Can someone please help with the below:
- Is the approach used in the code snippet the right way to access Doris (create catalog, tables and insert)?
- How to create Doris catalog/table from Flink and access it (any sample code or documentation would be helpful)

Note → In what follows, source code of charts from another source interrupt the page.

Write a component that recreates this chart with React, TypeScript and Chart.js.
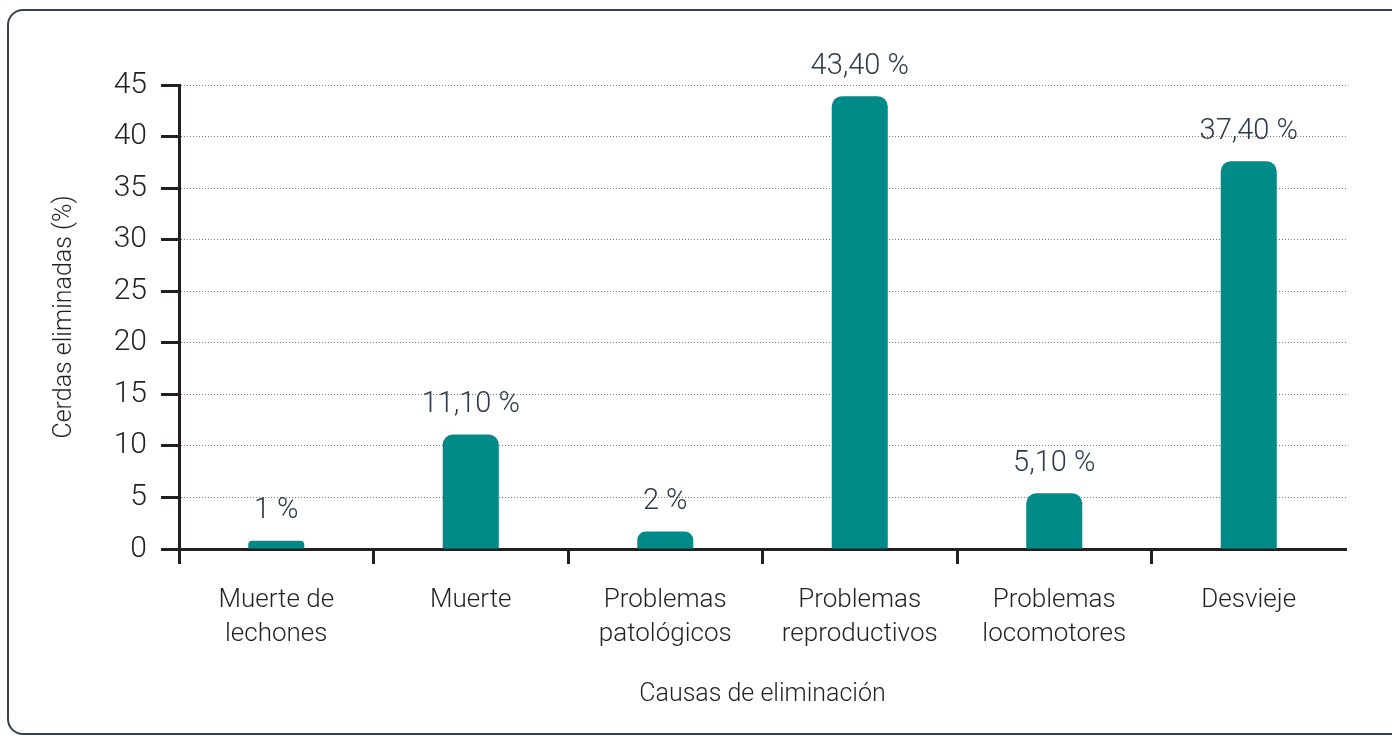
import React, { useEffect, useRef } from "react";
import { Chart, registerables } from "chart.js";

Chart.register(...registerables);

const categories: string[][] = [
  ["Muerte de", "lechones"],
  ["Muerte"],
  ["Problemas", "patológicos"],
  ["Problemas", "reproductivos"],
  ["Problemas", "locomotores"],
  ["Desvieje"],
];
const values: number[] = [0.8, 11.1, 1.7, 43.9, 5.4, 37.6];
const valueLabels: string[] = ["1 %", "11,10 %", "2 %", "43,40 %", "5,10 %", "37,40 %"];
const yTitle = "Cerdas eliminadas (%)";
const xTitle = "Causas de eliminación";

const FONT = "Roboto, 'DejaVu Sans', sans-serif";
const DARK = "#231f20";
const TEAL = "#008b89";

const overlayPlugin = {
  id: "overlay",
  afterDatasetsDraw(chart: any) {
    const ctx = chart.ctx;
    const area = chart.chartArea;
    const meta = chart.getDatasetMeta(0);
    ctx.save();
    ctx.fillStyle = "#2e3b4a";
    ctx.font = `300 29px ${FONT}`;
    ctx.textAlign = "center";
    ctx.textBaseline = "middle";
    meta.data.forEach((bar: any, i: number) => {
      ctx.fillText(valueLabels[i], bar.x, bar.y - 30);
    });
    ctx.fillStyle = DARK;
    ctx.font = `300 25px ${FONT}`;
    ctx.fillText(xTitle, (area.left + area.right) / 2, 695);
    ctx.translate(65, (area.top + area.bottom) / 2);
    ctx.rotate(-Math.PI / 2);
    ctx.fillText(yTitle, 0, 0);
    ctx.restore();
  },
};

export default function App() {
  const ref = useRef<HTMLCanvasElement | null>(null);
  useEffect(() => {
    document.body.style.margin = "0";
    const chart = new Chart(ref.current as HTMLCanvasElement, {
      type: "bar",
      data: {
        labels: categories,
        datasets: [
          {
            data: values,
            backgroundColor: TEAL,
            borderRadius: { topLeft: 10, topRight: 10, bottomLeft: 0, bottomRight: 0 },
            borderSkipped: false,
            barPercentage: 0.576,
            categoryPercentage: 0.5,
          },
        ],
      },
      options: {
        animation: false,
        responsive: false,
        maintainAspectRatio: false,
        layout: { padding: { left: 0, right: 46, top: 85, bottom: 0 } },
        plugins: { legend: { display: false }, tooltip: { enabled: false } },
        scales: {
          x: {
            afterFit: (s: any) => {
              s.height = 188;
            },
            border: { display: true, color: DARK, width: 3 },
            grid: {
              offset: true,
              drawOnChartArea: false,
              drawTicks: true,
              tickLength: 15,
              tickWidth: 3,
              tickColor: (c: any) => (c.tick ? DARK : "rgba(0,0,0,0)"),
            },
            ticks: {
              color: DARK,
              font: { family: FONT, size: 26, weight: "300", lineHeight: "34px" } as any,
              padding: 19,
              maxRotation: 0,
              autoSkip: false,
            },
          },
          y: {
            min: 0,
            max: 45,
            afterFit: (s: any) => {
              s.width = 179;
            },
            border: { display: true, color: DARK, width: 3, dash: [1, 2] } as any,
            grid: {
              color: "#7a7a7a",
              lineWidth: 1,
              drawTicks: true,
              tickLength: 18,
              tickWidth: 3,
              tickColor: DARK,
              tickBorderDash: [],
            } as any,
            ticks: {
              stepSize: 5,
              color: DARK,
              font: { family: FONT, size: 30, weight: "300" } as any,
              padding: 14,
            },
          },
        },
      },
      plugins: [overlayPlugin],
    });
    return () => chart.destroy();
  }, []);
  return (
    <div style={{ position: "fixed", left: 0, top: 0, width: 1392, height: 737, background: "#fff", overflow: "hidden" }}>
      <div
        style={{
          position: "absolute",
          left: 7,
          top: 9,
          width: 1420,
          height: 722,
          border: "2px solid #33414f",
          borderRadius: 16,
        }}
      />
      <canvas ref={ref} width={1392} height={737} style={{ position: "absolute", left: 0, top: 0 }} />
    </div>
  );
}
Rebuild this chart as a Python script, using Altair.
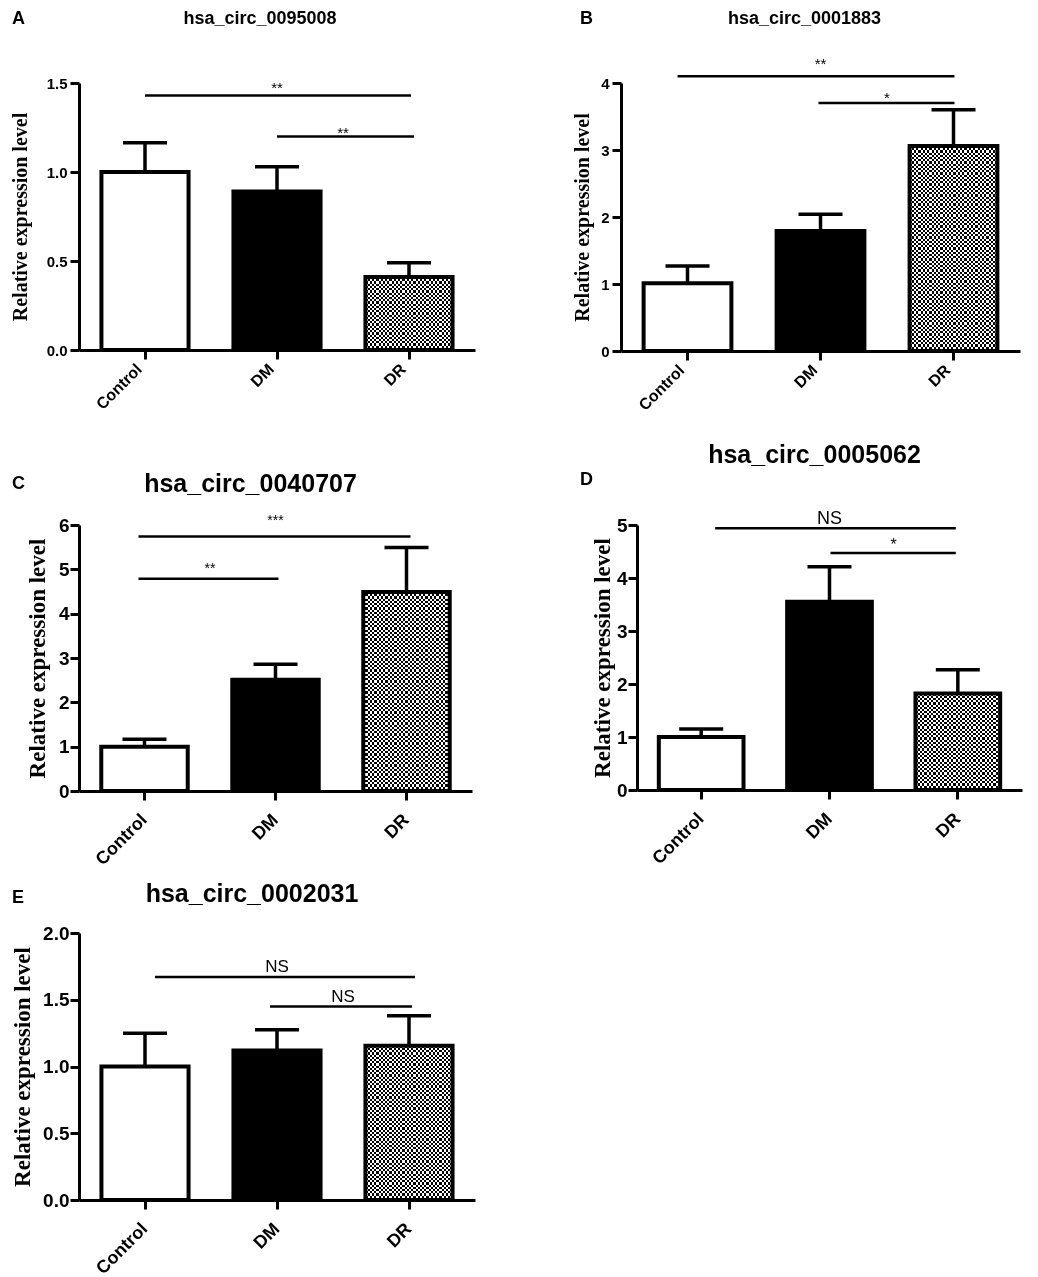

- Any prerequisites have been missed?
create catalog syntax is incorrect. WITH should be PROPERTIES you need to specify jdbc_url & driver_url
something like this CREATE CATALOG demo_catalog PROPERTIES('type' = 'jdbc', 'default-database' = 'db_test', 'username' = 'root', 'password' = '', 'jdbc_url' = 'jdbc:mysql://10.0.2.15:9030', 'driver_url' = 'mysql-connector-java-8.0.25.jar');
refer to this for details https://doris.apache.org/docs/dev/sql-manual/sql-reference/Data-Definition-Statements/Create/CREATE-CATALOG/ https://doris.apache.org/docs/dev/lakehouse/multi-catalog/jdbc/
@rohitrs1983 - thanks for the suggestion, I tried your suggestion, getting the SQL parser exception as below:
Exception in thread "main" org.apache.flink.table.api.SqlParserException: SQL parse failed. Encountered "PROPERTIES" at line 1, column 21.
Was expecting one of:
<EOF>
"WITH" ...
";" ...
I think - how Flink SQL parser supposed to know Doris specific DDL!